Let $A$ be the infinitesimal generator of a $C_0$-semigroup of contractions $(S(t))$ in a Hilbert space $H$ and $f\in L^1(0,T;H)$. We know that the mild solution of the problem \begin{equation} \begin{cases} u_t=Au+f,\\ u(0)=u_0 \in H, \end{cases} \end{equation} is given by $$u(t)=S(t)u_0+\int_{0}^{t}S(t-s)f(s)ds.\tag{*}$$ Then, since $\|S(t)\|_{\mathcal{L}(H)}\leq 1$ for all $t \geq 0$ it follows that $$\|u\|_{C(0,T,H)} \leq \|u_0\|_H+\|f\|_{L^1(0,T,H)} \tag{**}.$$

My question: Does the inequality $(**)$ holds with the assumption $\|S(t)\| \leq Me^{ct}$ for all $t \geq 0$, with $M,c>0$?
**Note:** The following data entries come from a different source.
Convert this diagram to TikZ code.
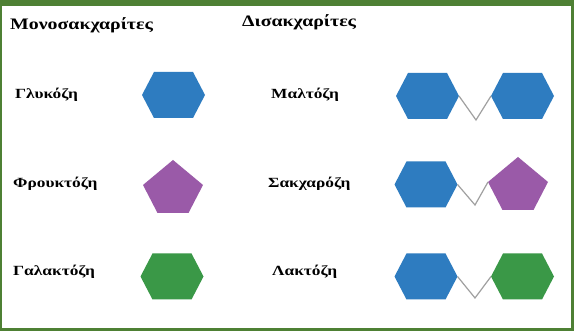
\documentclass[tikz,border=0pt]{standalone}
\usepackage{fontspec}
\setmainfont{Liberation Serif}[FakeStretch=1.24]
\definecolor{frame}{HTML}{4E8034}
\definecolor{glu}{HTML}{2E7CC0}
\definecolor{fru}{HTML}{9A5AA8}
\definecolor{gal}{HTML}{3A9847}
\definecolor{bond}{HTML}{A0A0A0}
\begin{document}
\begin{tikzpicture}[x=1pt,y=-1pt,
  head/.style={anchor=west,inner sep=0pt,font=\bfseries\fontsize{16}{19}\selectfont},
  sugar/.style={anchor=west,inner sep=0pt,font=\bfseries\fontsize{14}{17}\selectfont},
  bondline/.style={draw=bond,line width=1.2pt},
  hexa/.pic={
    \fill[#1] (-31.5,0) -- (-19.5,-23) -- (19.5,-23) -- (31.5,0)
      -- (19.5,23) -- (-19.5,23) -- cycle;
    \coordinate (-w) at (-31.5,0);
    \coordinate (-e) at (31.5,0);
  },
  penta/.pic={
    \fill[#1] (0,-28) -- (30,-3) -- (15.5,25) -- (-15.5,25) -- (-30,-3) -- cycle;
    \coordinate (-w) at (-30,-3);
    \coordinate (-e) at (30,-3);
  }]
% frame and background
\useasboundingbox (0,0) rectangle (574,331);
\fill[frame] (0,0) rectangle (574,331);
\fill[white] (2,6) rectangle (571,328);

% headings
\node[head] (mono) at (10,25) {Μονοσακχαρίτες};
\node[head] (di) at (242,22) {Δισακχαρίτες};

% monosaccharides
\node[sugar] (lglu) at (15,95) {Γλυκόζη};
\node[sugar] (lfru) at (13,184) {Φρουκτόζη};
\node[sugar] (lgal) at (13,272) {Γαλακτόζη};
\pic (glu) at (173.5,95) {hexa=glu};
\pic (fru) at (173,188) {penta=fru};
\pic (gal) at (172,276.5) {hexa=gal};

% disaccharides
\node[sugar] (lmal) at (271,95) {Μαλτόζη};
\node[sugar] (lsuc) at (268,184) {Σακχαρόζη};
\node[sugar] (llac) at (272,272) {Λακτόζη};

\coordinate (malb) at (476,120);
\coordinate (sucb) at (475,205);
\coordinate (lacb) at (475,298);

\pic (mala) at (427.5,96) {hexa=glu};
\pic (malc) at (522.5,96) {hexa=glu};
\pic (suca) at (426,184.5) {hexa=glu};
\pic (succ) at (518,185) {penta=fru};
\pic (laca) at (426,276.5) {hexa=glu};
\pic (lacc) at (522.5,276.5) {hexa=gal};

% glycosidic bonds
\draw[bondline] (mala-e) -- (malb) -- (malc-w);
\draw[bondline] (suca-e) -- (sucb) -- (succ-w);
\draw[bondline] (laca-e) -- (lacb) -- (lacc-w);
\end{tikzpicture}
\end{document}
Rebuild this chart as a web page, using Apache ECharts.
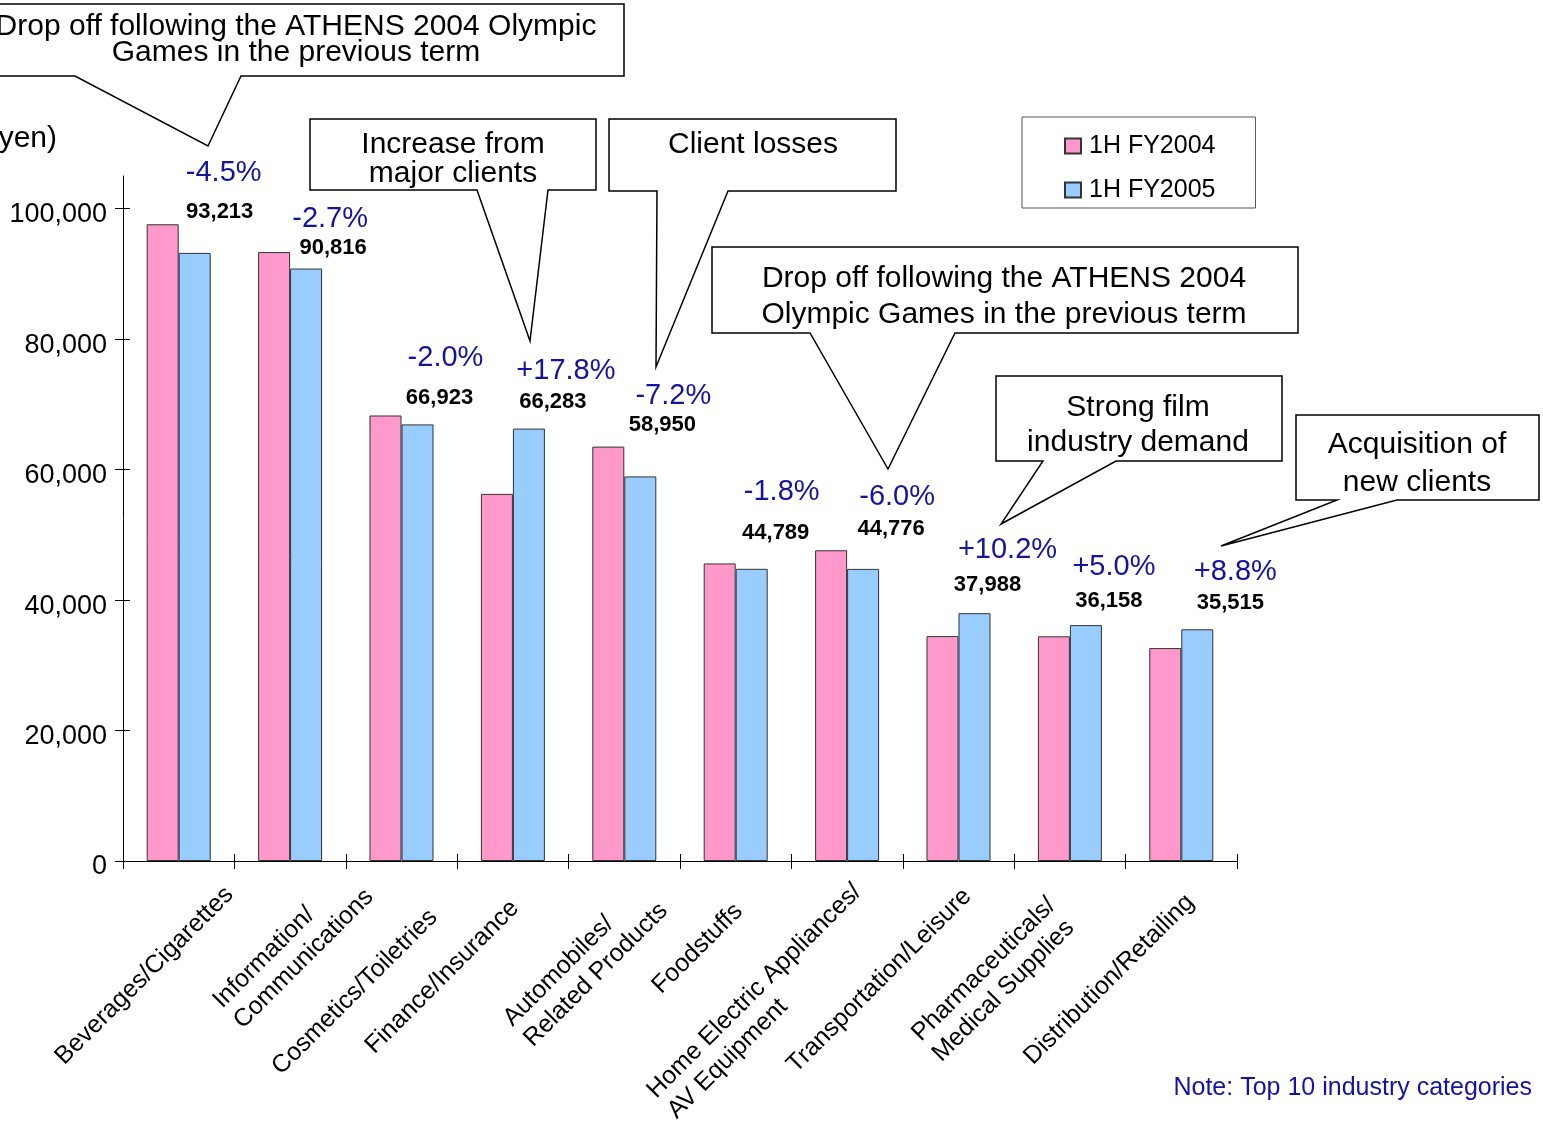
<!DOCTYPE html>
<html><head><meta charset="utf-8">
<script src="https://cdn.jsdelivr.net/npm/echarts@6/dist/echarts.min.js"></script>
<style>html,body{margin:0;padding:0;background:#fff}#c{width:1543px;height:1122px}</style>
</head><body><div id="c"></div>
<script>
// ---------- data ----------
const categories = [
  'Beverages/Cigarettes',
  'Information/\nCommunications',
  'Cosmetics/Toiletries',
  'Finance/Insurance',
  'Automobiles/\nRelated Products',
  'Foodstuffs',
  'Home Electric Appliances/\nAV Equipment',
  'Transportation/Leisure',
  'Pharmaceuticals/\nMedical Supplies',
  'Distribution/Retailing'
];
const seriesNames = ['1H FY2004', '1H FY2005'];
const fy2004 = [97600, 93340, 68290, 56270, 63520, 45610, 47630, 34470, 34440, 32640];
const fy2005 = [93213, 90816, 66923, 66283, 58950, 44789, 44776, 37988, 36158, 35515];
const pctChange = [-4.5, -2.7, -2.0, 17.8, -7.2, -1.8, -6.0, 10.2, 5.0, 8.8];
const yTicks = [0, 20000, 40000, 60000, 80000, 100000];
const unitLabel = '(yen)';
const noteText = 'Note: Top 10 industry categories';

// ---------- layout (annotation placement only) ----------
const valueLabelOffsets = [[25,-30],[27,-10],[22,-15],[24,-16],[22,-40],[24,-25],[28,-29],[13,-17],[23,-13],[33,-15]];
const pctLabelOffsets = [[61,-36],[56,-18],[60,-42],[69,-108],[65,-36],[62,-56],[66,-38],[65,-71],[60,-54],[70,-61]];
const catLabelOffsets = [[-109,210],[-42,174],[-115,220],[-133,199],[-86,192],[-69,139],[-165,264],[-157,218],[-123,207],[-143,210]];
const callouts = [
  {box:[-10,4,624,76], wedge:[75,241,208,146], cx:296, ys:[27,53], lines:['Drop off following the ATHENS 2004 Olympic','Games in the previous term']},
  {box:[310,119,596,190], wedge:[477,548,530,341], cx:453, ys:[145,174], lines:['Increase from','major clients']},
  {box:[609,119,896,191], wedge:[657,728,656,367], cx:753, ys:[145], lines:['Client losses']},
  {box:[712,247,1298,333], wedge:[810,955,888,469], cx:1004, ys:[279,315], lines:['Drop off following the ATHENS 2004','Olympic Games in the previous term']},
  {box:[996,376,1282,461], wedge:[1043,1116,1001,524], cx:1138, ys:[408,443], lines:['Strong film','industry demand']},
  {box:[1296,415,1539,500], wedge:[1337,1397,1221,546], cx:1417, ys:[445,483], lines:['Acquisition of','new clients']}
];

const FF = '"Liberation Sans", Arial, Helvetica, sans-serif';
const NAVY = '#1414a0';
const fmtPct = v => (v > 0 ? '+' : '') + v.toFixed(1) + '%';
const fmtNum = v => Number(v).toLocaleString('en-US');

const chart = echarts.init(document.getElementById('c'), null, {renderer: 'canvas'});

const option = {
  animation: false,
  backgroundColor: '#fff',
  grid: {left: 123, right: 306, top: 176, bottom: 261, containLabel: false},
  legend: {
    orient: 'vertical', left: 1022, top: 117,
    padding: [15, 40, 4, 42], itemGap: 16, itemWidth: 16, itemHeight: 15,
    borderColor: '#555', borderWidth: 1, icon: 'rect',
    textStyle: {fontSize: 25, fontFamily: FF, color: '#000', lineHeight: 28, padding: [0,0,0,3]},
    data: seriesNames
  },
  xAxis: [
    {type: 'category', data: categories, position: 'bottom',
     axisLine: {lineStyle: {color: '#000', width: 1}},
     axisTick: {show: true, interval: 0, length: 8, lineStyle: {color: '#000'}},
     axisLabel: {show: false, interval: 0}, splitLine: {show: false}},
    {type: 'category', data: categories, position: 'bottom',
     axisLine: {show: false},
     axisTick: {show: true, interval: 0, inside: true, length: 7, lineStyle: {color: '#000'}},
     axisLabel: {show: false, interval: 0}, splitLine: {show: false}}
  ],
  yAxis: [
    {type: 'value', min: 0, max: 105000, position: 'left',
     axisLine: {show: true, lineStyle: {color: '#000', width: 1}},
     axisTick: {show: true, length: 8, customValues: yTicks, lineStyle: {color: '#000'}},
     axisLabel: {customValues: yTicks, formatter: v => fmtNum(v), fontSize: 27, fontFamily: FF, color: '#000', margin: 16,
                 verticalAlign: 'top', lineHeight: 12},
     splitLine: {show: false}},
    {type: 'value', min: 0, max: 105000, position: 'left',
     axisLine: {show: false},
     axisTick: {show: true, inside: true, length: 7, customValues: yTicks, lineStyle: {color: '#000'}},
     axisLabel: {show: false}, splitLine: {show: false}}
  ],
  series: [
    {type: 'bar', name: seriesNames[0], barWidth: 32, barGap: '0%',
     itemStyle: {color: '#FF99CC', borderColor: '#333', borderWidth: 1},
     data: fy2004.map((v, i) => ({value: v, label: {offset: pctLabelOffsets[i]}})),
     label: {show: true, position: 'top', distance: 0,
       formatter: p => fmtPct(pctChange[p.dataIndex]),
       fontSize: 29, lineHeight: 30, fontFamily: FF, color: NAVY}},
    {type: 'bar', name: seriesNames[1], barWidth: 32, barGap: '0%',
     itemStyle: {color: '#99CCFF', borderColor: '#333', borderWidth: 1},
     data: fy2005.map((v, i) => ({value: v, label: {offset: valueLabelOffsets[i]}})),
     label: {show: true, position: 'top', distance: 0,
       formatter: p => fmtNum(p.value),
       fontSize: 22, lineHeight: 22, fontWeight: 'bold', fontFamily: FF, color: '#000'}}
  ]
};
chart.setOption(option);

// ---------- graphic annotations ----------
const els = [];
const axisY = chart.convertToPixel({yAxisIndex: 0}, 0);
categories.forEach((c, i) => {
  const px = chart.convertToPixel({xAxisIndex: 0}, c);
  const off = catLabelOffsets[i];
  els.push({type: 'text', x: px + off[0], y: axisY + off[1], rotation: Math.PI / 4, z: 5,
    style: {text: c, font: '25px ' + FF, fill: '#000', align: 'left', verticalAlign: 'bottom',
            textAlign: 'left', textVerticalAlign: 'bottom', lineHeight: 29}});
});
callouts.forEach(co => {
  const [x1, y1, x2, y2] = co.box;
  const [b1, b2, tx, ty] = co.wedge;
  els.push({type: 'polygon', z: 10,
    shape: {points: [[x1,y1],[x2,y1],[x2,y2],[b2,y2],[tx,ty],[b1,y2],[x1,y2]]},
    style: {fill: '#fff', stroke: '#000', lineWidth: 1.5}});
  co.lines.forEach((t, k) => {
    els.push({type: 'text', x: co.cx, y: co.ys[k], z: 11,
      style: {text: t, font: '30px ' + FF, fill: '#000', align: 'center', verticalAlign: 'middle',
              textAlign: 'center', textVerticalAlign: 'middle'}});
  });
});
els.push({type: 'text', x: 57, y: 139, z: 11,
  style: {text: unitLabel, font: '30px ' + FF, fill: '#000', align: 'right', verticalAlign: 'middle',
          textAlign: 'right', textVerticalAlign: 'middle'}});
els.push({type: 'text', x: 1532, y: 1088, z: 11,
  style: {text: noteText, font: '25px ' + FF, fill: NAVY, align: 'right', verticalAlign: 'middle',
          textAlign: 'right', textVerticalAlign: 'middle'}});
chart.setOption({graphic: els});
</script>
</body></html>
From $(*)$ we have that: $$\|u\|_{C(0,T,H)} \leq Me^{cT}(\|u_0\|_{H}+\|f\|_{L^1(0,T,H)}).$$

Is there any way to remove the term $Me^{cT}$ from the last inequality?

Solution 1:

To see that this bound is the best that you can get in the general setting, consider the case $H = \mathbb{R}$ and $S(t)x = e^t \cdot x$. Then $Ax = x$ and the equation in question is $$u_t - u = f.$$ To see an example where equality is achieved in your bound, consider $f = 0$ and $u_0 = 1$. Then one has $u(t) = e^{t}$.